Um dia de cada vez

De novo obrigados a Um Dia de Cada Vez, de que fazemos os dias? A jornalista Teresa Dias Mendes reabre a janela da rádio e dá-nos a ver o modo como se resiste a um novo isolamento.
Para ouvir à quinta-feira, pelas 13h20 e em TSF.PT

Porque conversar é caminhar com palavras

"O actor é o único que não tem máscaras"

João Mota, encenador, professor e actor. O velho João Mota deseja tempo para morrer. O homem que renasce todos os dias, prepara a última personagem:"a coisa mais importante na vida é tentar". Desta vez será Freud, e depois " é preciso continuar a brincar, e lavarmo-nos todos os dias, por dentro" . O actor é, como gosta de dizer, um fazedor de milagres.

João Mota vai moldando a personagem, vivendo o texto do dramaturgo belga Eric-Emmanuel Schmitt, premiado em 1994, com o prémio Moliére, FREUD E O VISITANTE. O cenário já ganha formas e cor, recriando o gabinete do pai da psicanálise, numa Viena ocupada pelos nazis. O homem está debilitado. Será este Freud, com um cancro, que João Mota vai reencarnar, no papel de actor, uma última vez. A estreia estava marcada para o próximo dia 27, dia Mundial do Teatro, mas o confinamento forçou o adiamento, e está agora prevista para o mês de Abril. Até lá, e enquanto os ensaios decorrem, conversamos no silêncio do Café Teatro da Comuna.

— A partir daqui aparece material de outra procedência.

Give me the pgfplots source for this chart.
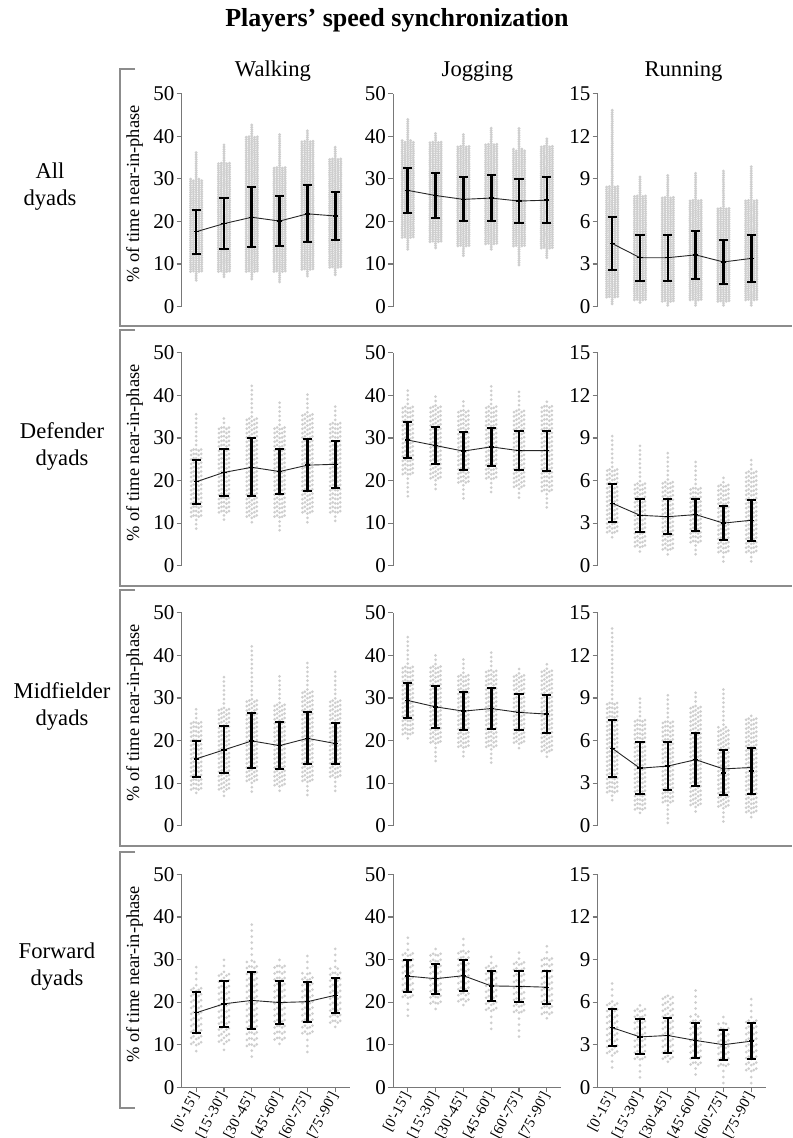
\documentclass[border=0pt]{standalone}
\usepackage{fontspec}
\setmainfont{Liberation Serif}
\newfontfamily\plainserif{Liberation Serif}
\usepackage{pgfplots}
\usepackage{pgfplotstable}
\pgfplotsset{compat=1.18}
\definecolor{cloud}{RGB}{206,206,206}
\definecolor{framegray}{RGB}{140,140,140}
\definecolor{axisgray}{RGB}{120,120,120}

% columns: x, mean (bar centre), sd, line value, min, core low, core high, max
\pgfplotstableread{
x m sd ln mn lo hi mx
0 17.6 5.2 17.6 6.2 8 30 36.5
1 19.5 6.0 19.5 7.0 8 34 38.5
2 21.0 7.0 21.0 6.5 8 40 42.8
3 20.1 5.9 20.1 5.8 8 33 40.5
4 21.8 6.7 21.8 7.2 8.5 39 41.8
5 21.3 5.6 21.3 7.5 9 35 37.8
}\RoneW
\pgfplotstableread{
x m sd ln mn lo hi mx
0 27.3 5.2 27.3 13.5 16 39 44.3
1 26.1 5.25 26.1 13.8 15 39 40.8
2 25.2 5.15 25.2 12.0 14 38 40.5
3 25.5 5.4 25.5 13.5 14.5 38.5 42.3
4 24.8 5.25 24.8 9.8 14 37 42.0
5 25.0 5.35 25.0 11.5 13.5 38 39.8
}\RoneJ
\pgfplotstableread{
x m sd ln mn lo hi mx
0 4.45 1.85 4.45 0.2 0.6 8.5 13.9
1 3.45 1.63 3.45 0.3 0.4 7.8 9.2
2 3.45 1.63 3.45 0.1 0.3 7.8 9.3
3 3.65 1.68 3.65 0.1 0.4 7.5 9.4
4 3.15 1.55 3.15 0.1 0.3 7.0 9.6
5 3.4 1.68 3.4 0.1 0.4 7.5 9.9
}\RoneR
\pgfplotstableread{
x m sd ln mn lo hi mx
0 19.7 5.1 19.7 8.7 11 28 36.5
1 21.9 5.5 21.9 10.8 12 33 35.3
2 23.1 6.8 23.1 10.2 11 35 42.8
3 22.1 5.35 22.1 8.3 11 33 38.5
4 23.6 6.15 23.6 10.2 12 36 41.0
5 23.8 5.5 23.8 10.5 12 34 37.8
}\RtwoW
\pgfplotstableread{
x m sd ln mn lo hi mx
0 29.5 4.3 29.5 16.3 21 38 41.7
1 28.2 4.3 28.2 18.0 20 38 40.0
2 26.9 4.45 26.9 15.8 19 37 38.7
3 27.9 4.5 27.9 17.3 20 38 42.3
4 27.0 4.55 27.0 16.0 18 37 40.8
5 27.0 4.7 27.0 13.7 17 38 39.2
}\RtwoJ
\pgfplotstableread{
x m sd ln mn lo hi mx
0 4.4 1.33 4.4 2.0 2.2 7.0 9.4
1 3.55 1.18 3.55 1.0 1.2 6.0 8.5
2 3.45 1.25 3.45 0.8 1.0 6.0 8.2
3 3.6 1.13 3.6 0.8 1.5 5.5 7.4
4 3.0 1.18 3.0 0.3 0.8 5.8 6.2
5 3.2 1.45 3.2 0.3 0.8 6.8 7.6
}\RtwoR
\pgfplotstableread{
x m sd ln mn lo hi mx
0 15.7 4.15 15.7 7.7 8 25 27.5
1 17.8 5.5 17.8 7.0 8 28 35.8
2 19.9 6.45 19.9 8.0 10 30 42.2
3 18.8 5.6 18.8 8.2 9 29 35.5
4 20.5 6.1 20.5 7.2 10 32 38.7
5 19.3 4.85 19.3 8.2 11 30 36.8
}\RthreeW
\pgfplotstableread{
x m sd ln mn lo hi mx
0 29.4 4.2 29.4 20.5 21 38 44.3
1 27.9 5.0 27.9 15.2 19 38 40.5
2 26.9 4.55 26.9 16.3 18 36 40.0
3 27.5 4.75 27.5 14.8 18 37 41.5
4 26.6 4.2 26.6 18.2 19 36 37.5
5 26.2 4.5 26.2 16.2 17 37 38.5
}\RthreeJ
\pgfplotstableread{
x m sd ln mn lo hi mx
0 5.45 2.0 5.45 1.8 2.2 8.7 13.9
1 4.05 1.85 4.05 0.9 1.0 7.5 9.2
2 4.2 1.7 4.2 0.2 1.5 7.5 9.3
3 4.65 1.85 4.65 1.0 1.3 8.5 9.4
4 3.72 1.58 4.0 0.3 1.2 7.0 9.6
5 3.85 1.6 4.1 0.6 0.8 7.6 7.8
}\RthreeR
\pgfplotstableread{
x m sd ln mn lo hi mx
0 17.5 4.85 17.5 8.5 9.5 23.5 28.8
1 19.6 5.45 19.6 8.8 10 27 30.2
2 20.4 6.6 20.4 7.2 9 29.5 38.8
3 19.9 5.1 19.9 10.2 10.5 28.5 30.3
4 20.1 4.7 20.1 8.3 12 27 32.2
5 21.6 4.15 21.6 14.2 14.5 28 33.8
}\RfourW
\pgfplotstableread{
x m sd ln mn lo hi mx
0 26.1 3.7 26.1 16.8 20.5 32 35.2
1 25.5 3.55 25.5 18.4 19 32 33.0
2 26.2 3.6 26.2 19.3 19.5 32 35.7
3 23.8 3.6 23.8 13.7 17.5 29 31.8
4 23.7 3.65 23.7 11.9 17 29.5 31.7
5 23.5 3.85 23.5 16.2 16.5 31 33.2
}\RfourJ
\pgfplotstableread{
x m sd ln mn lo hi mx
0 4.2 1.3 4.2 1.4 2.2 6.0 7.7
1 3.55 1.23 3.55 0.7 1.8 5.8 6.1
2 3.65 1.2 3.65 1.8 1.8 6.4 6.5
3 3.3 1.23 3.3 0.9 1.4 5.0 7.0
4 3.0 1.05 3.0 0.3 1.3 4.5 5.2
5 3.25 1.28 3.25 0.3 1.0 5.0 6.5
}\RfourR

\pgfplotsset{
  panel/.style={
    scale only axis, width=84pt, height=106.5pt, anchor=south west,
    xmin=-0.52, xmax=5.52, ymin=0,
    axis lines*=left,
    axis line style={axisgray, line width=0.6pt},
    tick style={axisgray, line width=0.6pt},
    tick align=outside, major tick length=2.5pt,
    yticklabel style={font=\fontsize{10.5}{12}\selectfont, inner xsep=1pt},
    /pgf/number format/assume math mode=true,
    clip=false,
  },
  toprow/.style={xtick=\empty, x axis line style={draw=none}},
  bottomrow/.style={
    xtick={0,...,5},
    xticklabels={{[0'-15']},{[15'-30']},{[30'-45']},{[45'-60']},{[60'-75']},{[75'-90']}},
    xticklabel style={rotate=62, anchor=east, inner sep=0.5pt, font=\plainserif\fontsize{7.4}{8}\selectfont},
  },
  ylab/.style={
    ylabel={\% of time near-in-phase},
    ylabel style={at={(axis description cs:-0.28,0.53)}, anchor=center, font=\fontsize{9.2}{10}\selectfont},
  },
}

\newcommand{\cloudcol}[6]{%
  \addplot[draw=none, mark=none, forget plot,
    error bars/.cd, y dir=plus, y explicit, error mark=none,
    error bar style={draw=cloud, line width=\cdot, line cap=round, dash pattern=on 0pt off #5, dash phase=#6}]
    table[x expr=\thisrow{x}+(#2), y=#3, y error expr=\thisrow{#4}-\thisrow{#3}] {#1};
}

\newcommand{\panel}[6]{%
\begin{axis}[panel, at={(#1,#2)}, ymax=#4, ytick={#5}, #6]
  \cloudcol{#3}{0}{mn}{mx}{\csp}{0pt}
  \cloudcol{#3}{\coff}{lo}{hi}{\csp}{\cphA}
  \cloudcol{#3}{-\coff}{lo}{hi}{\csp}{\cphB}
  \cloudcol{#3}{2*\coff}{lo}{hi}{\csp}{\cphB}
  \cloudcol{#3}{-2*\coff}{lo}{hi}{\csp}{\cphA}
  \addplot[black!85, line width=0.45pt, mark=none, forget plot] table[x=x, y=ln] {#3};
  \addplot[black, only marks, mark=-, mark size=1.3pt, mark options={line width=0.7pt}, forget plot,
    error bars/.cd, y dir=both, y explicit,
    error bar style={line width=1.3pt, black},
    error mark options={rotate=90, line width=1pt, mark size=2.3pt, black}]
    table[x=x, y=m, y error=sd] {#3};
\end{axis}}

\begin{document}
\begin{tikzpicture}
\useasboundingbox (0,0) rectangle (396pt,-569pt);

% row 1
\def\cdot{1.6pt}\def\csp{1.1pt}\def\coff{0.1}\def\cphA{0.55pt}\def\cphB{0.3pt}
\panel{90.85pt}{-153.35pt}{\RoneW}{50}{0,10,...,50}{toprow, ylab}
\panel{196.65pt}{-153.35pt}{\RoneJ}{50}{0,10,...,50}{toprow}
\panel{298.85pt}{-153.35pt}{\RoneR}{15}{0,3,...,15}{toprow}
% row 2
\def\cdot{1.5pt}\def\csp{2.2pt}\def\coff{0.09}\def\cphA{1.1pt}\def\cphB{0.5pt}
\panel{90.85pt}{-282.85pt}{\RtwoW}{50}{0,10,...,50}{toprow, ylab}
\panel{196.65pt}{-282.85pt}{\RtwoJ}{50}{0,10,...,50}{toprow}
\panel{298.85pt}{-282.85pt}{\RtwoR}{15}{0,3,...,15}{toprow}
% row 3
\panel{90.85pt}{-412.85pt}{\RthreeW}{50}{0,10,...,50}{toprow, ylab}
\panel{196.65pt}{-412.85pt}{\RthreeJ}{50}{0,10,...,50}{toprow}
\panel{298.85pt}{-412.85pt}{\RthreeR}{15}{0,3,...,15}{toprow}
% row 4
\def\cdot{1.5pt}\def\csp{3pt}\def\coff{0.09}\def\cphA{1.5pt}\def\cphB{0.7pt}
\panel{90.85pt}{-543.65pt}{\RfourW}{50}{0,10,...,50}{bottomrow, ylab}
\panel{196.65pt}{-543.65pt}{\RfourJ}{50}{0,10,...,50}{bottomrow}
\panel{298.85pt}{-543.65pt}{\RfourR}{15}{0,3,...,15}{bottomrow}

% frames
\begin{scope}[draw=framegray, line width=0.6pt]
\draw (67.5pt,-34.5pt) -- (60pt,-34.5pt) -- (60pt,-163pt) -- (396pt,-163pt);
\draw (67.5pt,-165pt) -- (60pt,-165pt) -- (60pt,-293pt) -- (396pt,-293pt);
\draw (67.5pt,-295pt) -- (60pt,-295pt) -- (60pt,-423pt) -- (396pt,-423pt);
\draw (67.5pt,-426pt) -- (60pt,-426pt) -- (60pt,-554pt) -- (67.5pt,-554pt);
\end{scope}

% title and headers
\node[anchor=base, font=\bfseries\fontsize{13}{15}\selectfont] at (198.5pt,-13.5pt) {Players’ speed synchronization};
\node[anchor=base, font=\fontsize{11.3}{13}\selectfont] at (136.5pt,-38.35pt) {Walking};
\node[anchor=base, font=\fontsize{11.3}{13}\selectfont] at (238.75pt,-38.35pt) {Jogging};
\node[anchor=base, font=\fontsize{11.3}{13}\selectfont] at (341.75pt,-38.35pt) {Running};

% row labels
\node[align=center, font=\fontsize{11.3}{13.5}\selectfont] at (25pt,-93.25pt) {All\\dyads};
\node[align=center, font=\fontsize{11.3}{13.5}\selectfont] at (31pt,-223.25pt) {Defender\\dyads};
\node[align=center, font=\fontsize{11.3}{13.5}\selectfont] at (31pt,-353pt) {Midfielder\\dyads};
\node[align=center, font=\fontsize{11.3}{13.5}\selectfont] at (28.5pt,-483.25pt) {Forward\\dyads};
\end{tikzpicture}
\end{document}
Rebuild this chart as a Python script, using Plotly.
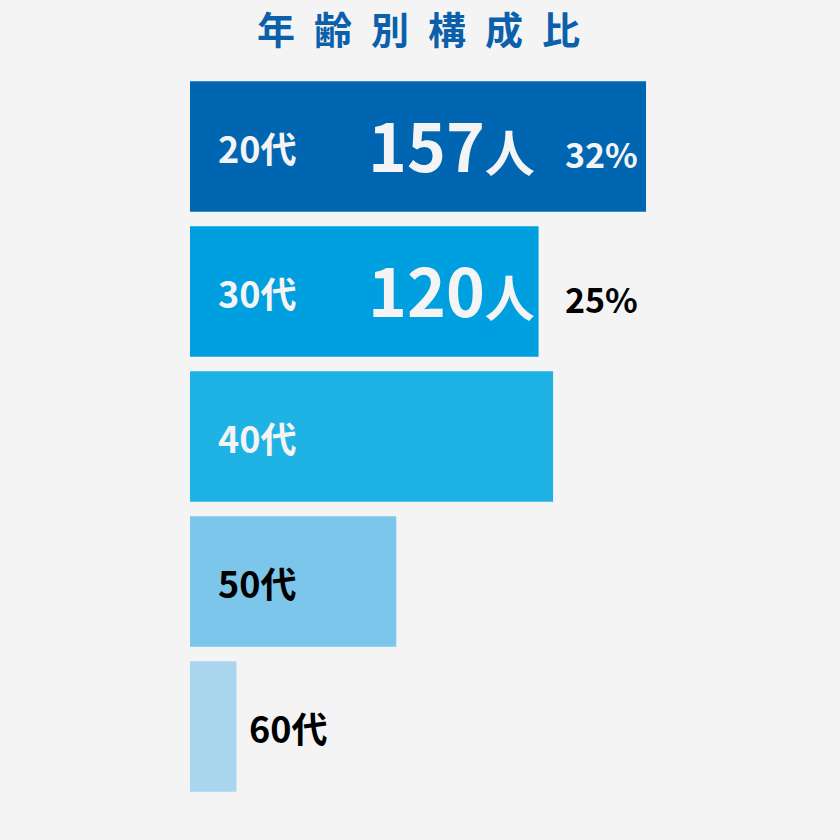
import plotly.graph_objects as go

title_text = "年齢別構成比"
categories = ["20代", "30代", "40代", "50代", "60代"]
counts = [157, 120, 125, 71, 16]
count_labels = ["157", "120", None, None, None]
percent_labels = ["32%", "25%", None, None, None]
colors = ["#0066b2", "#009fe0", "#1fb2e4", "#7bc6ea", "#a9d6ee"]
label_colors = ["#f4f4f4", "#f4f4f4", "#f4f4f4", "#000000", "#000000"]
pct_colors = ["#f4f4f4", "#000000"]

BG = "#f4f4f4"
FONT = "Noto Sans CJK JP"

fig = go.Figure(go.Bar(
    x=counts, y=categories, orientation="h",
    marker=dict(color=colors, line=dict(width=0)),
    hoverinfo="skip",
))

ann = []
for i, (cat, v) in enumerate(zip(categories, counts)):
    inside = i < 4
    ann.append(dict(
        x=0 if inside else v, y=cat, xref="x", yref="y",
        xanchor="left", yanchor="middle",
        xshift=26 if inside else 11, yshift=0,
        text=f"<b>{cat}</b>", showarrow=False,
        font=dict(family=FONT, size=36, color=label_colors[i]),
    ))
    if count_labels[i]:
        ann.append(dict(
            x=0, y=cat, xref="x", yref="y", xanchor="left", yanchor="middle",
            xshift=176, yshift=4,
            text=f"<b>{count_labels[i]}<span style='font-size:50px'>人</span></b>",
            showarrow=False,
            font=dict(family=FONT, size=66, color="#f4f4f4"),
        ))
    if percent_labels[i]:
        ann.append(dict(
            x=(565 - 190 - 2) / 610, y=cat, xref="paper", yref="y",
            xanchor="left", yanchor="middle", yshift=-7,
            text=f"<b>{percent_labels[i]}</b>", showarrow=False,
            font=dict(family=FONT, size=34, color=pct_colors[i]),
        ))

ann.append(dict(
    x=(418 - 190) / 610, y=1 + (74 - 27) / 725, xref="paper", yref="paper",
    xanchor="center", yanchor="middle", showarrow=False,
    text="<b>" + "\u2002".join(title_text) + "</b>",
    font=dict(family=FONT, size=38, color="#0b5fab"),
))

fig.update_layout(
    width=840, height=840,
    margin=dict(l=190, r=40, t=74, b=41),
    paper_bgcolor=BG, plot_bgcolor=BG,
    bargap=0.1,
    showlegend=False,
    xaxis=dict(range=[0, 210], visible=False, fixedrange=True),
    yaxis=dict(autorange="reversed", visible=False, fixedrange=True),
    annotations=ann,
)

fig.write_html(
    "out.html",
    config={"displayModeBar": False},
    post_script="document.body.style.margin='0';document.body.style.background='#f4f4f4';",
)
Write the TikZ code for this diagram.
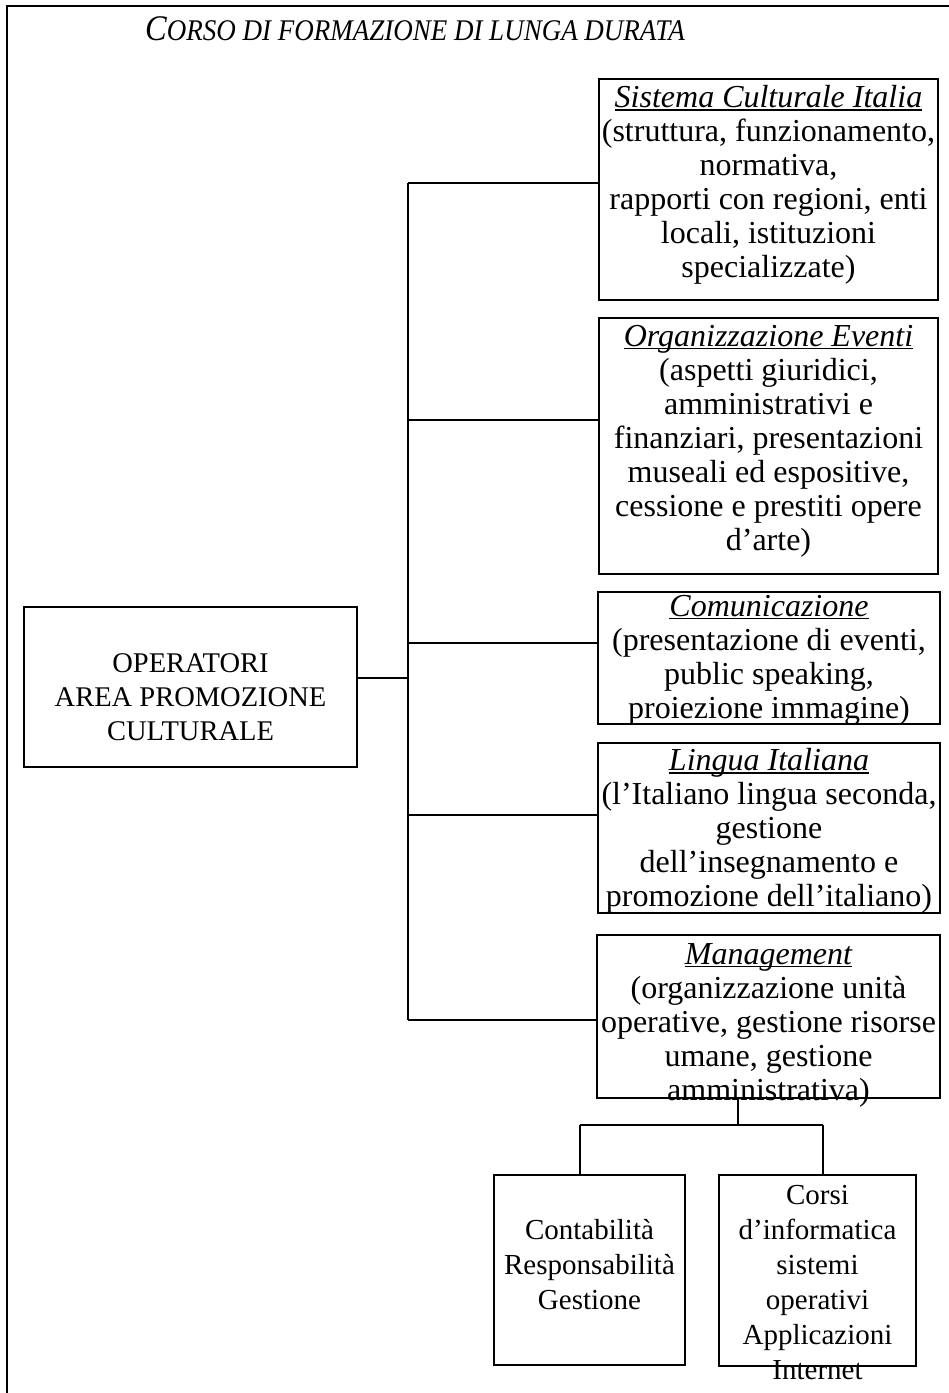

"Estar sozinho é importante, estar consigo próprio, é muito importante. Habituarmo-nos a pensar na vida novamente, e tão curta que ela é" , é neste dizer que o homem fundador da Comuna atravessa a pandemia. Pode faltar vida no teatro, forçado a fechar as portas, mas as dores, estas e as outras fazem parte do caminho : " saber o percurso que vamos fazendo, e as derrotas que vamos tendo para continuar.". Não há varizes, nem cistos, ou anemia, que o derrubem. João Mota continua a ser aprendiz, mesmo sendo o mestre. No excerto de uma conversa maior, que hoje publicamos, também ele recorda os mestres, Peter Brook, o conceituado encenador, com quem trabalhou em França, Arquimedes Silva Santos, o poeta e escritor neo-realista , " estes deram-me a volta", tal com Dona Ema, a professora cabo-verdiana, e antes ainda, na instrução primária, Dona Joana , com quem ensaia "o discurso da vassoura", nos dias a seguir à eleição de Craveiro Lopes, para a Presidência da República. Pelo meio a guerra : " vi colegas a morrer ao meu lado, e dou por mim a dizer, ainda bem que não fui eu. Claro, que é o instinto da sobrevivência, mas é horrível". É na Emissora Nacional, que João Mota faz os primeiros teatros, e é à rádio que gostaria hoje de voltar para desafiar jovens para o milagre da arte de representar.

Agora com o cabelo puxado para trás, penteando a personagem que há-de vir, o velho sabe como nos enfeitiçar com as palavras. Respira este mundo e o outro. 78 anos de vida, quase tantos como de teatro.

"O lugar mais importante da Comuna e do mundo, e para mim, como actor, como encenador ou director é sempre o real, o mundo lá fora, e não o palco." É a deixa, para João Mota entrar em cena, celebrando o teatro e a vida.